Chinese dissident gets seven years in clandestine trial

Copyright © 1998
Copyright © 1998 The Associated Press

BEIJING (October 23, 1998 4:44 p.m. EDT -- A Chinese dissident held for five months without access to his family or a lawyer has been tried and sentenced in secret to seven years in prison, his mother said Friday.

Chen Zengxiang disappeared into police custody May 23. His family has since received only one notice from authorities in July, when he was formally arrested. The order did not list a charge because police said the case concerned state secrets.

Chen's mother, Liu Shuyong, heard of the sentencing this week from another member of the dissident community. Liu called the Qingdao city Intermediate People's Court on Wednesday and an official told her Chen was given seven years in prison.
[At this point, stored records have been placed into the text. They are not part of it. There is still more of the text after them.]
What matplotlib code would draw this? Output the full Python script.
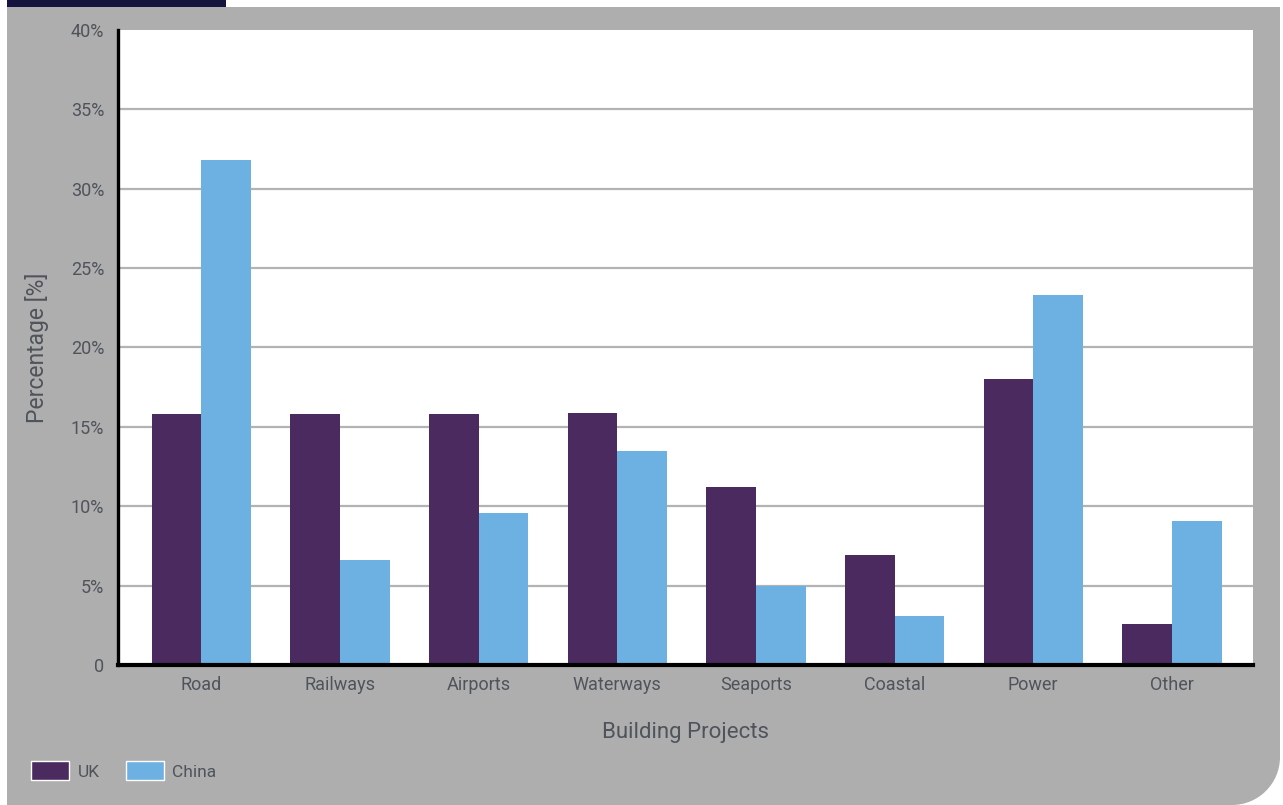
import matplotlib
matplotlib.use("Agg")
import matplotlib.pyplot as plt
import numpy as np
from matplotlib.path import Path
from matplotlib.patches import PathPatch, Rectangle, Patch

categories = ["Road", "Railways", "Airports", "Waterways", "Seaports", "Coastal", "Power", "Other"]
uk = [15.8, 15.8, 15.8, 15.9, 11.2, 6.9, 18.0, 2.6]
china = [31.8, 6.6, 9.6, 13.5, 5.0, 3.1, 23.3, 9.1]
yticks = [0, 5, 10, 15, 20, 25, 30, 35, 40]
ytick_labels = ["0", "5%", "10%", "15%", "20%", "25%", "30%", "35%", "40%"]

UK_COLOR = "#4B2A60"
CHINA_COLOR = "#6CB1E2"
PANEL = "#AEAEAE"
TEXT = "#4F545B"

plt.rcParams['font.family'] = ['Roboto', 'DejaVu Sans']

W, H = 1283, 805
fig = plt.figure(figsize=(W / 100, H / 100), dpi=100, facecolor="white")

def fx(x):
    return x / W

def fy(y):
    return 1 - y / H

r = 48
x0, x1, y0, y1 = 7, 1280, 7, 805
k = 0.5523
verts = [
    (fx(x0), fy(y0)),
    (fx(x1), fy(y0)),
    (fx(x1), fy(y1 - r)),
    (fx(x1), fy(y1 - r + r * k)),
    (fx(x1 - r + r * k), fy(y1)),
    (fx(x1 - r), fy(y1)),
    (fx(x0), fy(y1)),
    (fx(x0), fy(y0)),
]
codes = [Path.MOVETO, Path.LINETO, Path.LINETO, Path.CURVE4, Path.CURVE4, Path.CURVE4,
         Path.LINETO, Path.CLOSEPOLY]
fig.patches.append(PathPatch(Path(verts, codes), transform=fig.transFigure,
                             facecolor=PANEL, edgecolor="none", zorder=-10))
fig.patches.append(Rectangle((fx(7), fy(7)), fx(226) - fx(7), 7 / H, transform=fig.transFigure,
                             facecolor="#15143E", edgecolor="none", zorder=-10))

ax = fig.add_axes([118 / W, (H - 665) / H, (1253 - 118) / W, (665 - 30) / H])
ax.set_zorder(2)
ax.set_facecolor("white")

x = np.arange(len(categories))
w = 0.358
ax.bar(x - w / 2, uk, width=w, color=UK_COLOR, zorder=3, label="UK")
ax.bar(x + w / 2, china, width=w, color=CHINA_COLOR, zorder=3, label="China")

ax.set_xlim(-0.6, len(categories) - 0.415)
ax.set_ylim(0, 40)
ax.set_yticks(yticks)
ax.set_yticklabels(ytick_labels)
ax.set_xticks(x)
ax.set_xticklabels(categories)
ax.tick_params(axis="both", length=0, labelsize=13, labelcolor=TEXT)
ax.tick_params(axis="y", pad=10)
ax.tick_params(axis="x", pad=8)

for yv in yticks[1:-1]:
    ax.axhline(yv, color="#B3B3B3", lw=1.6, zorder=1)

for s in ["top", "right"]:
    ax.spines[s].set_visible(False)
ax.spines["left"].set_linewidth(2.4)
ax.spines["left"].set_color("black")
ax.spines["bottom"].set_linewidth(3.0)
ax.spines["bottom"].set_color("black")
ax.spines["left"].set_zorder(5)
ax.spines["bottom"].set_zorder(5)

ax.set_xlabel("Building Projects", fontsize=16, color=TEXT, labelpad=20)
ax.set_ylabel("Percentage [%]", fontsize=16.5, color=TEXT, labelpad=16)

handles = [Patch(facecolor=UK_COLOR, edgecolor="white", linewidth=1, label="UK"),
           Patch(facecolor=CHINA_COLOR, edgecolor="white", linewidth=1, label="China")]
leg = fig.legend(handles=handles, loc="lower left", bbox_to_anchor=(15 / W, 9 / H), ncol=2,
                 frameon=False, fontsize=12.5, handlelength=2.2, handleheight=1.3,
                 handletextpad=0.5, columnspacing=1.5)
for t in leg.get_texts():
    t.set_color(TEXT)

fig.savefig("out.png", dpi=100, facecolor="white")
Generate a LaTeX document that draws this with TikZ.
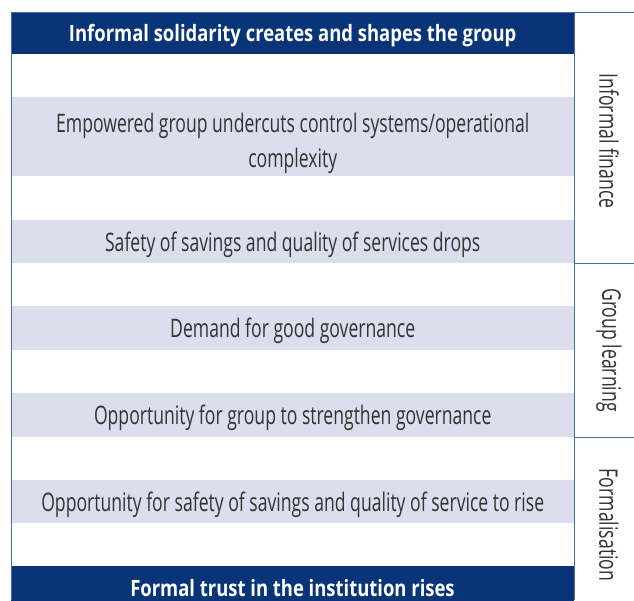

The official did not tell her why or when Chen was sentenced or where he is being held.

"There's nothing I can do. I'm sick to death about this," Liu said.

Chen is one of only a few dissidents known to have been tried in secret in recent years. His case comes amid slow moves by China's spotty, corrupt legal system to move toward international standards. Earlier this month, China signed the International Covenant on Civil and Political Rights, a U.N. human rights treaty.

Chen, 44, began his democracy campaigning 20 years ago. As a young worker in a paper factory, he edited an underground magazine in the 1978-79 Democracy Wall movement.

A U.S.-based opposition group, the Chinese Democracy and Justice Party, said police questioned Chen about his membership in the organization, which claims to have an underground network of members in China.

The Hong Kong-based Information Center of Human Rights and Democratic Movement said Chen was put on trial for compiling a list of prisoners arrested in the crackdown after the army's 1989 assault on demonstrators in Beijing's Tiananmen Square.